I devoured Kai Cheng Thom’s Fierce Femmes and Notorious Liars: A Dangerous Trans Girl’s Confabulous Memoir in four hours the night I bought it. So did every other femme I know—especially the trans women, Asian, POC in general, working class, sex working, and/or survivor ones (which is most femmes I know). You should, too.
I’d been excited about Thom’s writing and work for a while and was thrilled when I found out her first novel was coming out. Her articles on transformative justice and trans women of color’s art and survival strategies are always gorgeously composed and needed. And Fierce Femmes and Notorious Liars is full of dark-hot poetry, trans femme of color magic, and dangerous truths telling beautiful and profoundly hard stories about trans women of color’s coming of age. Unapologetically centering one Asian trans femme survivor’s life and a trans femme of color community, this book is all about how trans femmes of color love, ride-or-die, fuck, fight, and heal with each other. Full stop.
The book’s never-named protagoness, the daughter of a Shaolin martial arts master and a cabaret singer forced into oppressive factory work by racism and migration, runs away from her home in a city called Gloom to the glamorous and dangerous City of Smoke and Lights to claim her life and gender as a trans Asian femme and to find and make community with other trans femmes.
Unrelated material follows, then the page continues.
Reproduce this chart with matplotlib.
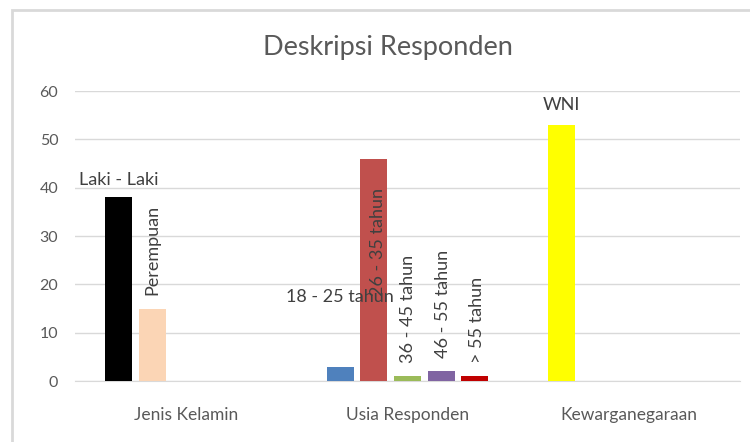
import matplotlib.pyplot as plt
from matplotlib.patches import Rectangle

# Data
categories = ["Jenis Kelamin", "Usia Responden", "Kewarganegaraan"]

jenis_labels = ["Laki - Laki", "Perempuan"]
jenis_values = [38, 15]

usia_labels = ["18 - 25 tahun", "26 - 35 tahun", "36 - 45 tahun", "46 - 55 tahun", "> 55 tahun"]
usia_values = [3, 46, 1, 2, 1]

warga_labels = ["WNI"]
warga_values = [53]

# Styling
jenis_colors = ["#000000", "#FBD5B5"]
usia_colors = ["#4F81BD", "#C0504D", "#9BBB59", "#8064A2", "#C00000"]
warga_colors = ["#FFFF00"]

# how each data label is drawn: (rotation, dx in px, dy, anchor mode)
# "top" = dy px above bar top, "abs" = centred at value dy
label_style = {
    "Laki - Laki": (0, 0, 9, "top"),
    "Perempuan": (90, 0, 14, "top"),
    "18 - 25 tahun": (0, 0, 17.4, "abs"),
    "26 - 35 tahun": (90, 4, 28.7, "abs"),
    "36 - 45 tahun": (90, 0, 13, "top"),
    "46 - 55 tahun": (90, 2, 13, "top"),
    "> 55 tahun": (90, 2, 13, "top"),
    "WNI": (0, 0, 12, "top"),
}

plt.rcParams["font.family"] = ["Lato", "DejaVu Sans"]

fig = plt.figure(figsize=(7.5, 4.42), dpi=100)
ax = fig.add_axes([0.1, 0.138, 0.8867, 0.656])

slot = 0.152
width = 0.122
groups = [
    (jenis_labels, jenis_values, jenis_colors),
    (usia_labels, usia_values, usia_colors),
    (warga_labels, warga_values, warga_colors),
]

for ci, (labels, values, colors) in enumerate(groups):
    for si, (lab, val, col) in enumerate(zip(labels, values, colors)):
        x = ci + (si - 2) * slot
        ax.bar(x, val, width=width, color=col, zorder=3)
        rot, dx, dy, mode = label_style[lab]
        if mode == "top":
            ax.annotate(lab, (x, val), xytext=(dx * 0.72, dy * 0.72),
                        textcoords="offset points", rotation=rot,
                        ha="center", va="bottom", fontsize=13,
                        color="#404040", zorder=4)
        else:
            ax.annotate(lab, (x, dy), xytext=(dx * 0.72, 0),
                        textcoords="offset points", rotation=rot,
                        ha="center", va="center", fontsize=13,
                        color="#404040", zorder=4)

ax.set_xlim(-0.5, 2.5)
ax.set_ylim(0, 60)
ax.set_yticks(range(0, 61, 10))
ax.set_xticks(range(len(categories)))
ax.set_xticklabels(categories)
ax.tick_params(axis="both", length=0, colors="#595959", labelsize=11.5)
ax.tick_params(axis="x", pad=19, labelsize=12.5)
ax.tick_params(axis="y", pad=12)
ax.yaxis.grid(True, color="#D9D9D9", lw=1, zorder=0)
for s in ["top", "right", "left"]:
    ax.spines[s].set_visible(False)
ax.spines["bottom"].set_color("#D9D9D9")

fig.text(0.517, 0.893, "Deskripsi Responden", ha="center", va="center",
         fontsize=19.5, color="#595959")

# outer chart frame (cropped on the right and bottom)
fig.patches.append(Rectangle((12 / 750, -0.1), 1.2, 1.1 - 10 / 442,
                             transform=fig.transFigure, fill=False,
                             edgecolor="#D9D9D9", lw=2))

fig.savefig("out.png", dpi=100)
She meets her best friend and trans femme of color mother and mentor, Kimaya, who swoops her to the Street of Miracles, where she says, “…The stories are true: The City of Smoke and Lights is full of fierce, fabulous femmes. Dangerous trans women, hot as blue stars. You can find them anywhere if you know how to look and believe me, I am looking. Can’t take my eyes off them: these visions of what I could be. What I am becoming.”
Thom’s work is full of poetic voice and trans femme of color milestones. When the protagoness gets her first tiny apartment all to herself, it’s a sanctuary that feels like “a box of melting chocolate with my maraschino cherry heart squelching at its core.” When she finds her first thrifted pair of luscious red heels that make her molten, armored and unstoppable. When she has her first run in with the violent gatekeeping the medical-industrial complex dishes out to trans people, guarded by the abusive Dr. Crocodile. All these stories form a mosaic of undertold trans femme of color experience that many will see their own stories reflected within.
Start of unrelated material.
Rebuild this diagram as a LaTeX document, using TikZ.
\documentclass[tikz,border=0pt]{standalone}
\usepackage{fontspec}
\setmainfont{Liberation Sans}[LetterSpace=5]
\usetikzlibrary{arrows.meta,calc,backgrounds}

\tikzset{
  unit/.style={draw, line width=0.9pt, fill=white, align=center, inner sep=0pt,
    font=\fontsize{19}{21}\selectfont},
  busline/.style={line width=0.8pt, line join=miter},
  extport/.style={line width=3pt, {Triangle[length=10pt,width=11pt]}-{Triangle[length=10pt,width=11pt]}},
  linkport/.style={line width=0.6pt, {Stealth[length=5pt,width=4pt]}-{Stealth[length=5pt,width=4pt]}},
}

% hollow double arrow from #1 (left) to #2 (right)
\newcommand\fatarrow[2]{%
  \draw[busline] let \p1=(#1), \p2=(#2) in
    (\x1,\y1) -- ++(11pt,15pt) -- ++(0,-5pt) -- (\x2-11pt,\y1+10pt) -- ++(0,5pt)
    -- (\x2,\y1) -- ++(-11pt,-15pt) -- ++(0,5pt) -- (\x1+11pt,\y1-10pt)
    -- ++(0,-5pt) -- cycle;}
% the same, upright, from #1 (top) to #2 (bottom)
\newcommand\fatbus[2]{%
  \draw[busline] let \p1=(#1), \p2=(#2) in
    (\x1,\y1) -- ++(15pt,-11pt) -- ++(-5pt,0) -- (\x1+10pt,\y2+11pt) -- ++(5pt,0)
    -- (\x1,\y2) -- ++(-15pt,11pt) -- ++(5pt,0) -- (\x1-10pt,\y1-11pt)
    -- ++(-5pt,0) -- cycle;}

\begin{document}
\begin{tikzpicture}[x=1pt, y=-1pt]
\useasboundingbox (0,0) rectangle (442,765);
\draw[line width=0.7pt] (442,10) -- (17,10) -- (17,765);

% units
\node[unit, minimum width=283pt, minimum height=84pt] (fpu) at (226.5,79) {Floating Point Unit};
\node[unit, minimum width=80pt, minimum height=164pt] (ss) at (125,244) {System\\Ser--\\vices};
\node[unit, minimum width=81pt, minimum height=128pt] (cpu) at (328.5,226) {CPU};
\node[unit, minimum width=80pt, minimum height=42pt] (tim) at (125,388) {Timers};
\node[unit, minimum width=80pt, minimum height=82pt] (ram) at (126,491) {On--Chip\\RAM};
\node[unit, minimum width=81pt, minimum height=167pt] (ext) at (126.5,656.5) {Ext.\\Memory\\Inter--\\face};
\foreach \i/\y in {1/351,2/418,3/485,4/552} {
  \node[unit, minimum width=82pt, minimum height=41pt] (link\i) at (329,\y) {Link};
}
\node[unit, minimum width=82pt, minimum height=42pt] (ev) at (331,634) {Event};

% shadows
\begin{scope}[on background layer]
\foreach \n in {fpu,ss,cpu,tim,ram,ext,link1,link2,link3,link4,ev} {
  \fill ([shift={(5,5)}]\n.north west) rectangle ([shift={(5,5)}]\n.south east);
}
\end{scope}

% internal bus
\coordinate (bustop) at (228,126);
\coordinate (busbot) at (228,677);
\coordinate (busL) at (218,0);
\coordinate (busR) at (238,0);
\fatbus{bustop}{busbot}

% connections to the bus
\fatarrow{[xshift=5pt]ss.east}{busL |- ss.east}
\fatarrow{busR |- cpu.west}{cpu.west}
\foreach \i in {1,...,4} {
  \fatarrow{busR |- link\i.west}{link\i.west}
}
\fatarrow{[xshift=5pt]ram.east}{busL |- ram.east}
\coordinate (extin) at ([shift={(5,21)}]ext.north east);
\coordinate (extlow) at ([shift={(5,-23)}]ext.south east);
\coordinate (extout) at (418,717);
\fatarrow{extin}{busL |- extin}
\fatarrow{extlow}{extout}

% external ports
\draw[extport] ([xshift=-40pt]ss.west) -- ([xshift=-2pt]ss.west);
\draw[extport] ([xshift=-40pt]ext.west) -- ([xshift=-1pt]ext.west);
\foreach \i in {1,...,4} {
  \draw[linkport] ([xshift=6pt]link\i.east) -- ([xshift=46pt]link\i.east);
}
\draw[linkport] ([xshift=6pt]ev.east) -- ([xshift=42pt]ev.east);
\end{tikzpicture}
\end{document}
Thom maps the Street of Miracle’s inter-community contours, where there’s sisterhood, protection, and deep love—and also jealousy, internalized oppression, political differences, different amounts of privilege, and lovers quarrels. When one member of the community is murdered due to trans and whorephobic violence and the femmes come together to mourn and try to fight back, they heatedly disagree over whether to use violence or not. I deeply appreciate how Fierce Femmes and Notorious Liars is very much a novel about the gritty struggle of making transformative justice real, where oppressed and powerful people think about how they can best strike back against the violence dealt them, where characters who choose violence grapple with how using it brings both power and trauma. Thom also writes a story in which trans femmes actually get to heal—through magic, poetry, through a trans femme of color spirituality, and through loving each other.
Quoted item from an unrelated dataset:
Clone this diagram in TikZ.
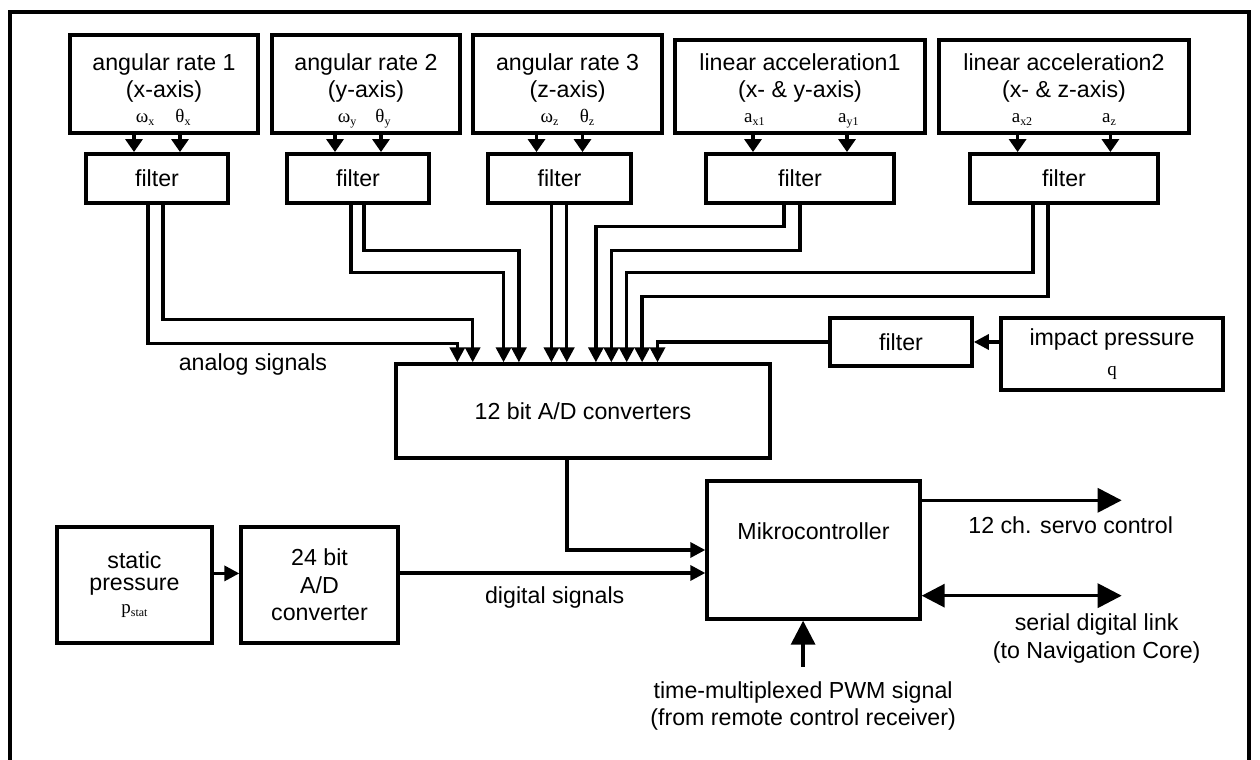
\documentclass[tikz,border=0pt]{standalone}
\usepackage{fontspec}
\setmainfont{Liberation Sans}
\newfontfamily\symf{Liberation Serif}
\usepackage{tikz}
\usetikzlibrary{calc, positioning, arrows.meta}
\def\slotsep{0.385cm}
\newcommand{\sbs}[1]{\raisebox{-0.3ex}{\fontsize{8.5pt}{8.5pt}\selectfont #1}}
\newcommand{\symtext}[1]{{\fontsize{13.5pt}{15pt}\symf #1}}
\tikzstyle{every node}=[font=\fontsize{16.5pt}{19.5pt}\selectfont]
\tikzstyle{sensor}=[draw, line width=2.6pt, minimum height=2.45cm, inner sep=0pt]
\tikzstyle{filt}=[draw, line width=2.6pt, minimum width=3.55cm, minimum height=1.225cm, inner sep=0pt]
\tikzstyle{unit}=[draw, line width=2.4pt, align=center, inner sep=0pt]
\tikzstyle{txt}=[align=center, inner sep=0pt]
\tikzstyle{sym}=[font=\fontsize{13.5pt}{15pt}\symf, anchor=base, inner sep=0pt]
\tikzstyle{feed}=[line width=2.4pt, -{Triangle[length=0.325cm, width=0.425cm]}]
\tikzstyle{sig}=[line width=2.4pt, -{Triangle[length=0.375cm, width=0.375cm]}]
\tikzstyle{big}=[line width=2.4pt, -{Triangle[length=0.6cm, width=0.6cm]}]
\tikzstyle{both}=[line width=2.4pt, {Triangle[length=0.575cm, width=0.575cm]}-{Triangle[length=0.6cm, width=0.6cm]}]

\begin{document}
\begin{tikzpicture}
		\useasboundingbox (0,0) rectangle (31.5,19);
		\clip (0,0) rectangle (31.5,19);
		\draw[line width=2.8pt] (0.24,-1) rectangle (31.22,18.7);
		% sensors
		\node[sensor, minimum width=4.7cm] (rate1) at (4.1,16.9) {};
		\node[sensor, minimum width=4.7cm] (rate2) at (9.15,16.9) {};
		\node[sensor, minimum width=4.72cm] (rate3) at (14.19,16.9) {};
		\node[sensor, minimum width=6.25cm, minimum height=2.325cm] (acc1) at (20,16.84) {};
		\node[sensor, minimum width=6.25cm, minimum height=2.325cm] (acc2) at (26.6,16.84) {};
		\node[txt] (rate1t) at (4.1,17.05) {angular rate 1\\(x-axis)};
		\node[txt] (rate2t) at (9.15,17.05) {angular rate 2\\(y-axis)};
		\node[txt] (rate3t) at (14.19,17.05) {angular rate 3\\(z-axis)};
		\node[txt] (acc1t) at (20,17.05) {linear acceleration1\\(x- \& y-axis)};
		\node[txt] (acc2t) at (26.6,17.05) {linear acceleration2\\(x- \& z-axis)};
		\node[sym] (wx) at (3.625,15.925) {ω\sbs{x}};
		\node[sym] (tx) at (4.575,15.925) {θ\sbs{x}};
		\node[sym] (wy) at (8.675,15.925) {ω\sbs{y}};
		\node[sym] (ty) at (9.575,15.925) {θ\sbs{y}};
		\node[sym] (wz) at (13.74,15.925) {ω\sbs{z}};
		\node[sym] (tz) at (14.675,15.925) {θ\sbs{z}};
		\node[sym] (ax1) at (18.86,15.925) {a\sbs{x1}};
		\node[sym] (ay1) at (21.21,15.925) {a\sbs{y1}};
		\node[sym] (ax2) at (25.55,15.925) {a\sbs{x2}};
		\node[sym] (az) at (27.725,15.925) {a\sbs{z}};
		% filters
		\node[filt] (flt1) at (3.925,14.54) {filter};
		\node[filt] (flt2) at (8.95,14.54) {filter};
		\node[filt, minimum width=3.575cm] (flt3) at (13.9875,14.54) {filter};
		\node[filt, minimum width=4.7cm] (flt4) at (20,14.54) {filter};
		\node[filt, minimum width=4.7cm] (flt5) at (26.6,14.54) {filter};
		\foreach \s/\f/\dx in {rate1/flt1/-0.575, rate1/flt1/0.575, rate2/flt2/-0.575, rate2/flt2/0.575,
			rate3/flt3/-0.575, rate3/flt3/0.575, acc1/flt4/-1.175, acc1/flt4/1.175, acc2/flt5/-1.16, acc2/flt5/1.16}
			\draw[feed] ([xshift=\dx cm]\f.north |- \s.south) -- ([xshift=\dx cm]\f.north);
		% converters
		\node[unit, minimum width=9.35cm, minimum height=2.35cm] (adc) at (14.575,8.725) {12 bit A/D converters};
		\node[filt, minimum height=1.2cm] (fltq) at (22.525,10.45) {filter};
		\node[unit, minimum width=5.55cm, minimum height=1.8cm] (qbox) at (27.8,10.15) {impact pressure\\[2pt]\symtext{q}};
		\foreach \src/\dx/\d/\k in {flt1/-0.225/3.475/0, flt1/0.15/2.875/1, flt2/-0.175/1.7/3, flt2/0.15/1.15/4,
			flt4/-0.4/0.55/9, flt4/0/1.15/10, flt5/-0.775/1.7/11, flt5/-0.4/2.3/12}
			\draw[sig] ([xshift=\dx cm]\src.south) -- ++(0,-\d) -| ([xshift=1.575cm+\k*\slotsep]adc.north west);
		\foreach \dx in {-0.2025, 0.1825}
			\draw[sig] ([xshift=\dx cm]flt3.south) -- ([xshift=\dx cm]flt3.south |- adc.north);
		\draw[sig] (fltq.west) -| ([xshift=1.575cm+13*\slotsep]adc.north west);
		\draw[sig] (qbox.west |- fltq.east) -- (fltq.east);
		\node[txt] (analog) at (6.325,9.875) {analog signals};
		% bottom row
		\node[unit, minimum width=3.875cm, minimum height=2.9cm] (pstat) at (3.3625,4.375) {static\\[-4pt]pressure\\[-3pt]\symtext{p\sbs{stat}}};
		\node[unit, minimum width=3.925cm, minimum height=2.9cm] (ad24) at (7.9875,4.375) {24 bit\\A/D\\converter};
		\node[unit, minimum width=5.325cm, minimum height=3.45cm] (mcu) at (20.3375,5.25) {};
		\node[txt] (mcut) at ([yshift=-1.3cm]mcu.north) {Mikrocontroller};
		\draw[sig] ([yshift=0.29cm]pstat.east) -- ([yshift=0.29cm]ad24.west);
		\coordinate (dsig) at ([yshift=0.3cm]ad24.east);
		\draw[sig] (dsig) -- (dsig -| mcu.west);
		\node[txt] (digital) at ([shift={(3.875,-0.625)}]dsig) {digital signals};
		\draw[sig] ([xshift=-0.4cm]adc.south) |- (mcu.west);
		\coordinate (servo) at ([yshift=-0.525cm]mcu.north east);
		\draw[big] (servo) -- ++(5,0);
		\node[txt] (servol) at ([shift={(3.725,-0.625)}]servo) {12 ch. servo control};
		\coordinate (link) at ([yshift=0.625cm]mcu.south east);
		\draw[both] (link) -- ++(5,0);
		\node[txt, anchor=north] (linkl) at ([shift={(4.375,-0.45)}]link) {serial digital link\\(to Navigation Core)};
		\coordinate (pwm) at ([shift={(-0.26,-1.15)}]mcu.south);
		\draw[big] (pwm) -- (pwm |- mcu.south);
		\node[txt, below=0.36cm of pwm] (pwml) {time-multiplexed PWM signal\\(from remote control receiver)};
	\end{tikzpicture}
\end{document}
There are so many parts of this book I love I can’t even say them all, but here are some of the juiciest gems: How Kimaya pursues her lover Rapunzelle, holding on to her through her struggles with addiction to a drug called Lost and telling Rapunzelle when she asks why she held on, “because you’re worth holding on to.” (How often do you read a book that shows trans women of color falling in love with each other and refusing to let each other go?) How Thom writes assault as the heroine being attacked by a cloud of bees and dissociation as the “ghost friend” who comes to her and is the only way she can orgasm. How after a time of intense police violence and community repression, the femmes heal by coming together to have a storytelling and performance night, just for each other. And I won’t give it away, but how just when the heroine looks like she might be getting a traditionally happily-ever-after ending, she picks the lock to it and jumps back into her own free, uncontrollable road.
Thom has written a breakout first novel of a young Asian trans femme writer dreaming her own getting free, building complicated family through all her changes, and I am so grateful. May she write many more.